We watched as after a while, the turned around and moved methodically up the street ahead of us. Although RG does not watch television or read the newspaper, and lives in a very mellow and PC urban neighborhood, she seems to be getting sophisticated about modern life. RG speculated that the motorcycle officers were “looking for crooks.” I agreed this was a real possibility, and briefly to related to her a story from 30 years ago when I “helped” the police look for a crook.

Many years ago when I was teaching high school in Seattle’s semi-ghetto, I asked students in one of my classes to participate in some kind of experience in the community (outside of school). Several chose to do “ride-alongs” with the Seattle Police Department. If a young lady wanted to do such an activity, the Police Department required her to bring along an adult male [presumably to protect her against the police abusing or taking advantage of her].

One female student, Linda, came to me in some distress. She was going to ride with the police with her brother as the duenna/observer. When they arrived at the police station, the police promptly arrested her brother for having a long collection of unpaid traffic tickets. The next day, Linda approached me in with great worry about doing her homework assignment. I had to admit that “The police arrested my male duenna,” far surpassed, “The dog ate my homework,” as an excuse, so I was a pushover for her request that I join her for a ride to fight crime.

On the appointed night, after they had checked my name for outstanding or inferior warrants, Linda and I climbed into the back seat of a police car. The two officers in the front seat were very friendly and professional—I was sure they had been carefully vetted to be presentable to the public. Although the first hour of the evening was fairly routine, a couple of calls by the dispatcher alerted us to look for a stolen car. Driven by an escaped convict. Who had already mugged a woman earlier that day.

As we came out of a bar, where the officers had calmly and politely calmed a disturbance, one of the cops exclaimed, “There he is!” I was immensely impressed with his vision and alertness. From the merest glance of his peripheral vision, he had identified the vehicle, read the license plate, and ID’d the driver as the wanted prison escapee as the car sped by.

We leaped into the police car, radioed the dispatcher, turned on the sirens and set off in pursuit. Soon joined by at least half a dozen other squad cars, we raced up and down the Southeast end of Seattle in pursuit of the fleeing felon. Eventually, he was cornered and herded into a McDonald’s parking lot. Cops surrounded his car, yanked him out of the car, threw him on the ground, and handcuffed him.

The two officers apologetically explained the rest of the evening would be taken up with paperwork and our ride along would be cut short. Linda, my student, assured me it was the best homework assignment she had ever had. I don’t know if she went into a career in law enforcement, in crime, or in television. I related a simplified version of this story to RG, who in turn told it to the mommies. It seems clear that police work has been added to her list of careers to evaluate.

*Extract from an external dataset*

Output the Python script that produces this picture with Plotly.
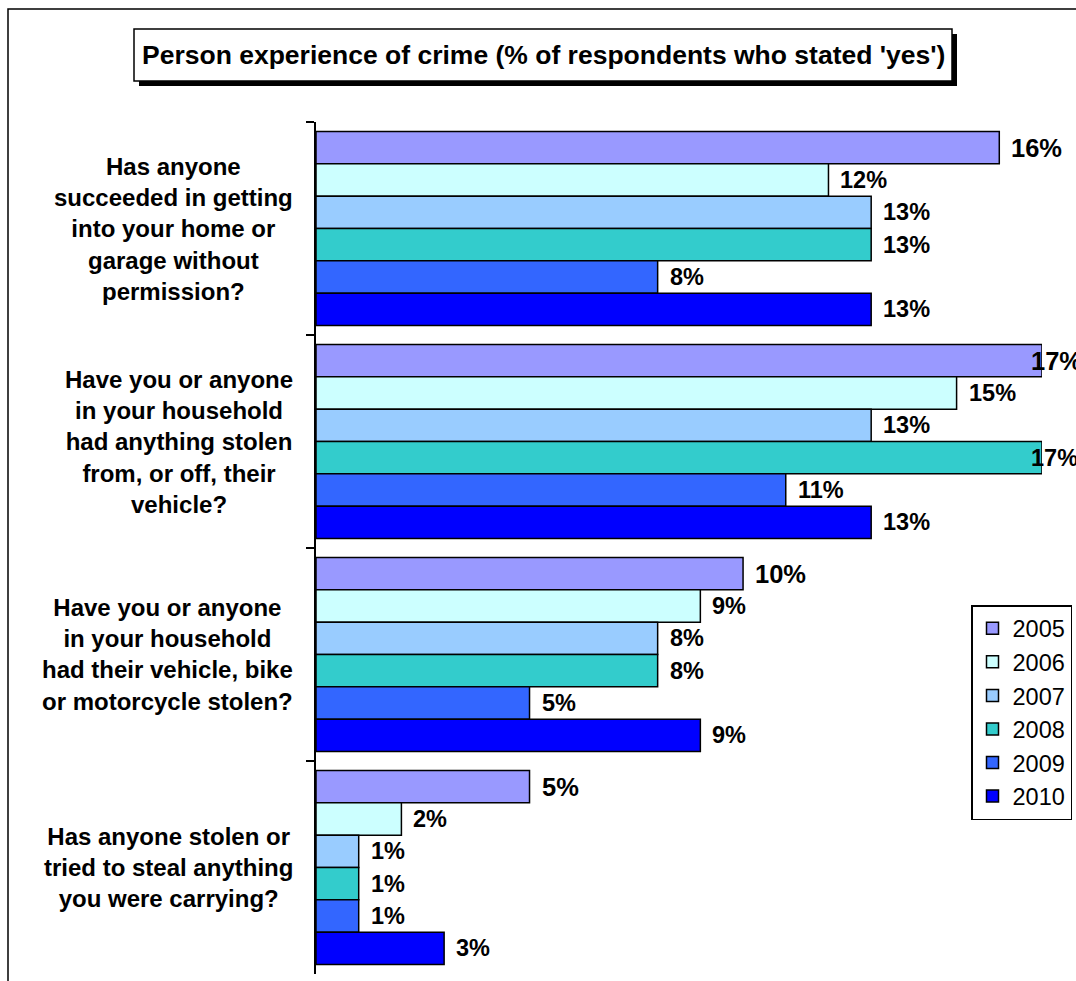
import plotly.graph_objects as go

# ---------------- data ----------------
categories = [
    "Has anyone<br>succeeded in getting<br>into your home or<br>garage without<br>permission?",
    "Have you or anyone<br>in your household<br>had anything stolen<br>from, or off, their<br>vehicle?",
    "Have you or anyone<br>in your household<br>had their vehicle, bike<br>or motorcycle stolen?",
    "Has anyone stolen or<br>tried to steal anything<br>you were carrying?",
]
years = ["2005", "2006", "2007", "2008", "2009", "2010"]
v2005 = [16, 17, 10, 5]
v2006 = [12, 15, 9, 2]
v2007 = [13, 13, 8, 1]
v2008 = [13, 17, 8, 1]
v2009 = [8, 11, 5, 1]
v2010 = [13, 13, 9, 3]
series = [v2005, v2006, v2007, v2008, v2009, v2010]
title_text = "Person experience of crime (% of respondents who stated 'yes')"

# ---------------- style ----------------
colors = ["#9999FF", "#CCFFFF", "#99CCFF", "#33CCCC", "#3366FF", "#0000FF"]
label_sizes = [25.5, 23.5, 23.5, 23.5, 23.5, 23.5]
FONT = "Arial, Liberation Sans, sans-serif"
W, H = 1076, 981
ML, MR, MT, MB = 316, 34, 122, 7
PW, PH = W - ML - MR, H - MT - MB
X_MAX = 17
BARGAP = 0.089


def px(x):
    return (x - ML) / PW


def py(y):
    return (H - MB - y) / PH


fig = go.Figure()
for name, vals, col in zip(years, series, colors):
    fig.add_trace(go.Bar(
        y=categories, x=vals, name=name, orientation="h",
        marker=dict(color=col, line=dict(color="black", width=1.5)),
    ))

# value labels
cat_px = PH / len(categories)
bar_px = cat_px * (1 - BARGAP) / len(years)
annotations = []
for i, (vals, fs) in enumerate(zip(series, label_sizes)):
    for cat, v in zip(categories, vals):
        annotations.append(dict(
            x=v, y=cat, xref="x", yref="y", text=f"{v}%", showarrow=False,
            xanchor="left", yanchor="middle",
            xshift=10 if v < X_MAX else -13,
            yshift=-(i - (len(years) - 1) / 2) * bar_px,
            font=dict(family=FONT, size=fs, color="black", weight="bold"),
        ))

# category labels
for cat in categories:
    annotations.append(dict(
        x=px(295), y=cat, xref="paper", yref="y", text=cat, showarrow=False,
        xanchor="right", yanchor="middle", align="center",
        font=dict(family=FONT, size=24, color="black", weight="bold"),
    ))

# title
annotations.append(dict(
    x=px(543), y=py(55), xref="paper", yref="paper", text=title_text,
    showarrow=False, xanchor="center", yanchor="middle",
    font=dict(family=FONT, size=26.5, color="black", weight="bold"),
))

shapes = [
    # outer chart border
    dict(type="rect", xref="paper", yref="paper", x0=px(8), x1=px(1100),
         y0=py(9), y1=py(1010), line=dict(color="black", width=1.5),
         fillcolor="rgba(0,0,0,0)", layer="below"),
    # title shadow
    dict(type="rect", xref="paper", yref="paper", x0=px(139), x1=px(957),
         y0=py(34), y1=py(86), line=dict(color="black", width=0),
         fillcolor="black", layer="above"),
    # title box
    dict(type="rect", xref="paper", yref="paper", x0=px(134), x1=px(952),
         y0=py(29), y1=py(81), line=dict(color="black", width=1.5),
         fillcolor="white", layer="above"),
]

fig.update_layout(
    width=W, height=H,
    margin=dict(l=ML, r=MR, t=MT, b=MB, autoexpand=False),
    paper_bgcolor="white", plot_bgcolor="white",
    barmode="group", bargap=BARGAP, bargroupgap=0,
    font=dict(family=FONT, color="black"),
    xaxis=dict(range=[0, X_MAX], showgrid=False, zeroline=False,
               showticklabels=False, showline=False, ticks=""),
    yaxis=dict(type="category", range=[len(categories) - 0.5, -0.5],
               showgrid=False, zeroline=False, showticklabels=False,
               showline=True, linecolor="black", linewidth=2,
               ticks="outside", ticklen=8, tickwidth=2, tickcolor="black",
               tickson="boundaries"),
    legend=dict(x=px(971), y=py(605), xanchor="left", yanchor="top",
                traceorder="normal", bgcolor="white", bordercolor="black",
                borderwidth=1.5, itemwidth=30,
                font=dict(family=FONT, size=23.5, color="black")),
    annotations=annotations,
    shapes=shapes,
)

fig.write_html("out.html", config={"displayModeBar": False},
               post_script="document.body.style.margin='0px';")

Perhaps she will be an undercover cop who drives ferryboats while teaching classes and drawing sketches of felons from witness descriptions. And putting out fires as a hobby.

4 Responses to “BDay Visit–Part 3–a Career in Police Work”

  1. The two officers apologetically explained the rest of the evening would be taken up with paperwork

    Ah, the heart-pounding excitement of the law!

  2. modestypress Says:

    This is a very creepy coincidence. I just glanced at the Seattle Times before getting ready for bed. A Darwin Awards candidate attempted to rob an armored car at the very same McDonald’s where my 35 years ago police chase ended.

    The female guard shot the would-be robber dead. A good role model for Random Granddaughter?

  3. Norwichrocks Says:

    I imagine RG will be an excellent Police Officer. Perhaps she will also be a great artist in her spare time, creating works which comment incisively on the drama of law enforcement.

  4. Pete Says:

    I saw that on the news this morning. I think I will avoid that McDonalds.